Así que desde bien pequeños aprendimos a apuntar con las canicas al guash, con la pelota a la meta y con nuestros huesos a una casa en propiedad como más grande y más nueva, mejor. Algo sólido donde sustentar nuestra vejez en este mundo líquido cuando no gaseoso, algo perenne en este mundo efímero que legar a nuestros vástagos.
Y así crecimos como hormiguitas laboriosas engordando la hucha para reunir lo justo para las arras, los impuestos, la entrada y el notario. Y así paseamos nuestros noviazgos haciendo cálculos y visitando pisos recién hechos, maquetas de inmobiliarias o de segunda mano donde acababa de perecer algún abuelo hasta encontrar la casa de nuestros sueños y poder fundar la república independiente de nuestra casa.
Pero no pagamos la independencia a tocateja nuestro reino, sino que felices como perdices e igual de ingenuos que los plumíferos nos asociábamos con el diablo firmamos hipotecas a porrocientos años optimistas y convencidos por los consejos de nuestros mayores y de la humanidad en general.
Y ahora sólo quedan amargas lágrimas. El sueño de la lechera se rompió. Llego la crisis. Nos quedamos en paro y hubo que elegir o pagar la cuota de la hipoteca o sobrevivir y elegimos respirar.
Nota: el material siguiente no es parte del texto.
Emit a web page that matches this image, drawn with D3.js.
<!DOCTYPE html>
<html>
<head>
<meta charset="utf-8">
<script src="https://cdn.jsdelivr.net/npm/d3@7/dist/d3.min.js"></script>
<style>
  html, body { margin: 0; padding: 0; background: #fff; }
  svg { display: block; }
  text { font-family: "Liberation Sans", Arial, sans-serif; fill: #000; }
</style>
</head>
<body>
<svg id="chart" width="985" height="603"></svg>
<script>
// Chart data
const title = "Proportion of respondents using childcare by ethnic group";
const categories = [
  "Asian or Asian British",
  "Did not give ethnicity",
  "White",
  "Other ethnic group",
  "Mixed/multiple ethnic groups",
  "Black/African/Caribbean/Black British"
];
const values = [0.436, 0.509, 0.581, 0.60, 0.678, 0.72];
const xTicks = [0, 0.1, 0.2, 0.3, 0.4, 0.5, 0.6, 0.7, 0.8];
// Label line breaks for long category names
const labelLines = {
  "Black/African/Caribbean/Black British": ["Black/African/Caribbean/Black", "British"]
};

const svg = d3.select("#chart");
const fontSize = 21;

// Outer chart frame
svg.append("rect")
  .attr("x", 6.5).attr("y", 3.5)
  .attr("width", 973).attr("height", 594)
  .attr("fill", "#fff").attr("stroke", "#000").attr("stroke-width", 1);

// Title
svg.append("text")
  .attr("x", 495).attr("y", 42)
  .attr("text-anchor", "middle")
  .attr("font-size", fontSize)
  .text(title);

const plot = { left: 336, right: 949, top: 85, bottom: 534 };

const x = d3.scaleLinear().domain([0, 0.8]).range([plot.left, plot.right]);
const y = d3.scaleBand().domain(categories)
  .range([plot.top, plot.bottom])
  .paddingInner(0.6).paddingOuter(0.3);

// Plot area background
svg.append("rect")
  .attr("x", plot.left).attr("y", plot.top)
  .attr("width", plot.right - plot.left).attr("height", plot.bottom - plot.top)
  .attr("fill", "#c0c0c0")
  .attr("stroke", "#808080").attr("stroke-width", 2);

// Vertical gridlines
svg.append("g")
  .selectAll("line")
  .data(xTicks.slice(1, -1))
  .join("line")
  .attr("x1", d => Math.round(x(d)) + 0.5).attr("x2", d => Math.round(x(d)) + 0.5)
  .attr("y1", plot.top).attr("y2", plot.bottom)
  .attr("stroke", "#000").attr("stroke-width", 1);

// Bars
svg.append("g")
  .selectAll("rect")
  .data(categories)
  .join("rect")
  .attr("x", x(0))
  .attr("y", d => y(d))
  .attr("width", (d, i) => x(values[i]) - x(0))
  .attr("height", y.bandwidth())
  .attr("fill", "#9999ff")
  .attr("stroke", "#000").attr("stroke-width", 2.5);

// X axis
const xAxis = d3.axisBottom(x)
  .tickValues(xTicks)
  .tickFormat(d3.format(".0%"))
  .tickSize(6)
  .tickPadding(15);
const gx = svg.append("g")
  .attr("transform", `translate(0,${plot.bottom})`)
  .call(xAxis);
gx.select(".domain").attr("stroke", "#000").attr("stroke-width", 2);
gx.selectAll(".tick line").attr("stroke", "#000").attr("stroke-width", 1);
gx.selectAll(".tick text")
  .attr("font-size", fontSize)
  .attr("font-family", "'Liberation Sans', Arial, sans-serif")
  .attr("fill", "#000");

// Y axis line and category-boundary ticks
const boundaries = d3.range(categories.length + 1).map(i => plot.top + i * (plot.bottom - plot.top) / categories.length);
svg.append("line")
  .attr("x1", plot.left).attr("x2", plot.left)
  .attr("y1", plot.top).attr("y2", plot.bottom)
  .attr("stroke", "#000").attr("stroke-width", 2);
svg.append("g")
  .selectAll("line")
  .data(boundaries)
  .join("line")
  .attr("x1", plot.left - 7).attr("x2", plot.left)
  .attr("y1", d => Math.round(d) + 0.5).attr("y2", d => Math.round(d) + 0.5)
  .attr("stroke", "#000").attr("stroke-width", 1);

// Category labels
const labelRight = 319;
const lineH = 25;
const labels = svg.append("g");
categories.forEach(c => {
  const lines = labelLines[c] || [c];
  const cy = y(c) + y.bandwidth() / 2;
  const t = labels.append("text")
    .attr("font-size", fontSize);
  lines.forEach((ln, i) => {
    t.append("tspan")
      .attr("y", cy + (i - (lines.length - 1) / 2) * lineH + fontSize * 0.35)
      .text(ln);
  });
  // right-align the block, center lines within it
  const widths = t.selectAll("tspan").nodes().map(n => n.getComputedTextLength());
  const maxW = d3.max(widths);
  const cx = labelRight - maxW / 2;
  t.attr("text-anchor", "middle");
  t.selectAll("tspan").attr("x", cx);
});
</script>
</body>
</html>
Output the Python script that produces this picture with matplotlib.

Y nos dimos cuenta que todos nos engañamos: el precio del ladrillo se desinflo y lo que compramos por 10 con mucha suerte valía 5 o, peor todavía, no había como vender.
Y nos echaron de casa y nos dejaron con una deuda sobre nuestras espaldas que no podríamos saldar jamás y nos refugiamos en un par de habitaciones de casa del abuelo que no se podía creer lo que nos estaba pasando y que ya no sabía si sus ojos lagrimeaban constantemente a causa de la vejez o de todo lo que tenía que ver.